Sopir Pantura itu nggak tangguh lagi

Bertambah tua adalah sunatullah, hukum Tuhan yang niscaya dilakoni oleh setiap makhluk tak terkecuali manusia. Secanggih apapun manusia dalam memoles penampilan dirinya supaya terlihat lebih muda, toh ketuaannya tetap akan bertambah setiap helaan nafasnya, yang biasanya bernafas panjang kini mulai satu-satu, itu pun kadang diselingi bunyi ngik… ngik… ngik... Intinya sih, jangan melawan kodrat.
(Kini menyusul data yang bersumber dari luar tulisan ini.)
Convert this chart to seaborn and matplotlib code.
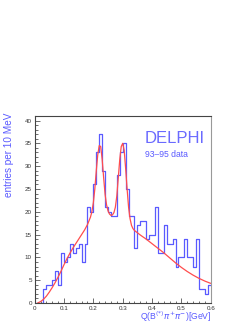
import numpy as np
import pandas as pd
import matplotlib
matplotlib.use("Agg")
import matplotlib.pyplot as plt
import seaborn as sns

# histogram: entries per 10 MeV bin, Q from 0 to 0.6 GeV
bin_edges = [round(0.01 * i, 3) for i in range(61)]
counts = [0, 0, 0, 3, 4, 4, 5, 7, 4, 11,
          9, 10, 13, 11, 12, 13, 9, 13, 21, 20,
          26, 33, 37, 29, 21, 20, 19, 19, 28, 33,
          35, 25, 19, 19, 12, 17, 18, 18, 14, 15,
          15, 21, 11, 11, 17, 13, 13, 14, 8, 10,
          10, 14, 10, 10, 8, 14, 3, 3, 2, 4]

# fitted curve
fit_q = [0.01, 0.02, 0.03, 0.04, 0.05, 0.06, 0.07, 0.08, 0.09, 0.10,
         0.11, 0.12, 0.13, 0.14, 0.15, 0.16, 0.17, 0.18, 0.19, 0.195,
         0.20, 0.205, 0.21, 0.215, 0.22, 0.225, 0.23, 0.235, 0.24, 0.245,
         0.25, 0.255, 0.26, 0.265, 0.27, 0.275, 0.28, 0.285, 0.29, 0.295,
         0.30, 0.305, 0.31, 0.315, 0.32, 0.325, 0.33, 0.335, 0.34, 0.35,
         0.36, 0.38, 0.40, 0.42, 0.44, 0.46, 0.48, 0.50, 0.52, 0.54,
         0.56, 0.58, 0.60]
fit_val = [0.0, 0.3, 0.8, 1.5, 2.4, 3.4, 4.5, 5.7, 7.0, 8.4,
           9.7, 10.9, 12.0, 13.0, 14.0, 15.0, 16.0, 17.2, 18.8, 20.0,
           22.0, 25.0, 29.0, 32.5, 34.5, 34.3, 31.5, 27.5, 23.8, 21.5,
           20.2, 19.5, 19.2, 19.3, 19.8, 21.0, 23.5, 27.5, 31.5, 34.3,
           35.0, 33.5, 29.5, 25.0, 21.0, 18.5, 17.0, 16.3, 15.9, 15.4,
           14.9, 14.0, 13.0, 12.0, 11.0, 9.9, 8.8, 7.8, 6.9, 6.1,
           5.4, 4.8, 4.3]

x_ticks = [0, 0.1, 0.2, 0.3, 0.4, 0.5, 0.6]
x_tick_labels = ["0", "0.1", "0.2", "0.3", "0.4", "0.5", "0.6"]
y_ticks = [0, 5, 10, 15, 20, 25, 30, 35, 40]

blue = "#5a5aff"
red = "#ff4d4d"

sns.set_style("ticks")
plt.rcParams["font.family"] = ["Liberation Sans", "DejaVu Sans"]

fig = plt.figure(figsize=(2.53, 3.27), dpi=100)
ax = fig.add_axes([0.137, 0.0734, 0.696, 0.572])

centers = [(a + b) / 2 for a, b in zip(bin_edges[:-1], bin_edges[1:])]
hist_df = pd.DataFrame({"q": centers, "n": counts})
sns.histplot(data=hist_df, x="q", weights="n", bins=bin_edges,
             element="step", fill=False, color=blue, linewidth=0.9, ax=ax)

fit_df = pd.DataFrame({"q": fit_q, "v": fit_val})
sns.lineplot(data=fit_df, x="q", y="v", color=red, linewidth=0.9, ax=ax)

ax.set_xlim(0, 0.6)
ax.set_ylim(0, 41)
ax.set_xticks(x_ticks)
ax.set_xticklabels(x_tick_labels)
ax.set_yticks(y_ticks)
ax.set_xticks(np.arange(0, 0.601, 0.02), minor=True)
ax.set_yticks(np.arange(0, 41, 1), minor=True)
ax.tick_params(which="both", direction="in", labelsize=4.5, colors="#333333",
               width=0.5, pad=2)
ax.tick_params(which="major", length=3.5)
ax.tick_params(which="minor", length=1.8)
for side in ["left", "bottom", "top", "right"]:
    ax.spines[side].set_visible(True)
    ax.spines[side].set_linewidth(0.8)
    ax.spines[side].set_color("#444444")
ax.spines["right"].set_color("#999999")

ax.set_xlabel("")
ax.set_ylabel("")
fig.text(0.036, 0.655, "entries per 10 MeV", rotation=90, color=blue,
         fontsize=7.2, ha="center", va="top")
fig.text(0.838, 0.03, r"Q(B$^{(*)}$$\pi^{+}\pi^{-}$)[GeV]", color=blue,
         fontsize=6.2, ha="right", va="center")

# experiment label
ax.text(0.793, 0.881, "DELPHI", transform=ax.transAxes, color="#6a6aff",
        fontsize=12, ha="center", va="center")
ax.text(0.627, 0.796, "93\u201395 data", transform=ax.transAxes, color=blue,
        fontsize=6.2, ha="left", va="center")

fig.savefig("out.png", dpi=100)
Saya menyadari betul kalau saya sudah tua, nggak sigap lagi dalam mengemudikan kendaraan. Belasan tahun lalu, jalur Pantura yang terkenal dengan jalur tengkorak betul-betul saya libas. Truk-truk besar yang selalu berada di lajur kanan, nggak menghalangi saya dalam menerabas padatnya jalur Pantura.

Paling tidak, dalam setahun saya melewati jalan peninggalan Deandels itu untuk mudik ke Solo. Waktu itu, masih ada di ruas-ruas tertentu yang dua lajur saja sehingga untuk menyalip kendaraan di depannya perlu perhitungan yang lebih cermat. Jarak mudik yang hampir 600 km dapat ditempuh dalam waktu 10 atawa paling lama 12 jam. Apalagi jika sedang nekat, saya biasa mengekor bus PO Luragung atawa PO Sahabat, dijamin cepat sekali nyampe di wilayang Cirebon. Itu cerita ketika saya masih muda ditambah kendaraan belum sepadat sekarang.

Kini saya sudah tua. Cepat capek dan ngantukan. Mudik ke Solo bisa saya tempuh dalam waktu 20 jam (di luar masa mudik lebaran). Setiap dua jam saya mesti istirahat, entah untuk peregangan sendi atawa tidur sejenak. Masa istirahat akan semakin lama nekjika pada saat makan dan shalat. Semakin ke sini, semakin lama saya menempuh perjalanan mudik. Jarak tempuh masih sekitaran 600 km.

~oOo~

Sabtu, 15 Juni 2013. Berangkat dari rumah jam 6 pagi menuju sekolah Lila untuk hadiri acara kenaikan kelas, pengambilan rapor dan menjemput Lila keluar asrama selama libur kenaikan kelas. Sekitar jam 3 sore, berangkat dari Subang menuju Solo. Saya melewati jalur tengah: Jalancagak – Cimalaka (Sumedang) – Cirebon – Solo. Pfff…. Jalancagak – Cimalaka kondisi jalannya jelek betul. Selepas maghrib saya masuk ke Tol Palikanci – Pejagan Brebes dan mampir makan malam di sekitar Pejagan.

Kalau nyetir malam, mata saya nggak stereo lagi makanya harus pelan dan sangat mudah terserang kantuk. Beberapa kali berhenti di SPBU untuk pejamkan mata dan tidur. Sampai di Solo jam 10 esok paginya.

Minggu, 23 Juni 2013. Perjalanan kembali ke Karawang banyak hambatan. Berangkat dari Solo jam 6 pagi. Di Kendal berhenti cukup lama, karena ada pengecoran badan jalan di depan SMAN 1 Kendal. Di jalan lingkar luar menuju Alas Roban, saya tidur dulu. Sampai di Pekalongan, jalanan tersendat karena antri lewat jembatan, sebab jembatan sisi kiri sedang diperbaiki. Menjelang asar, istirahat dan makan siang di Pemalang. Pun di Tegal, ada perbaikan jalan. Menjelang maghrib, masuk Tol Palikanci. Ada info kalau Jalur Pantura wilayah Indramayu macet total, karena ada perbaikan jalan di beberapa ruas, maka saya putuskan via Palimanan – Cikamurang – Subang – Karawang. Ampun, di jalur Cikamurang juga sedang dilakukan pekerjaan pengecoran jalan di tiga ruas yang cukup panjang (antrian diatur oleh penduduk sekitar). Sampai di Kota Subang jam 10 malam. Masuk Tol Cikampek jam 12-an, sudah kena macet (imbas perbaikan longsor di KM 47).

Senin, 24 Juni 2003. Sampai di rumah sekitar jam 2-an dinihari. Jam 8 sudah duduk manis di belakang meja kantor. Badan terasa diremet-remet.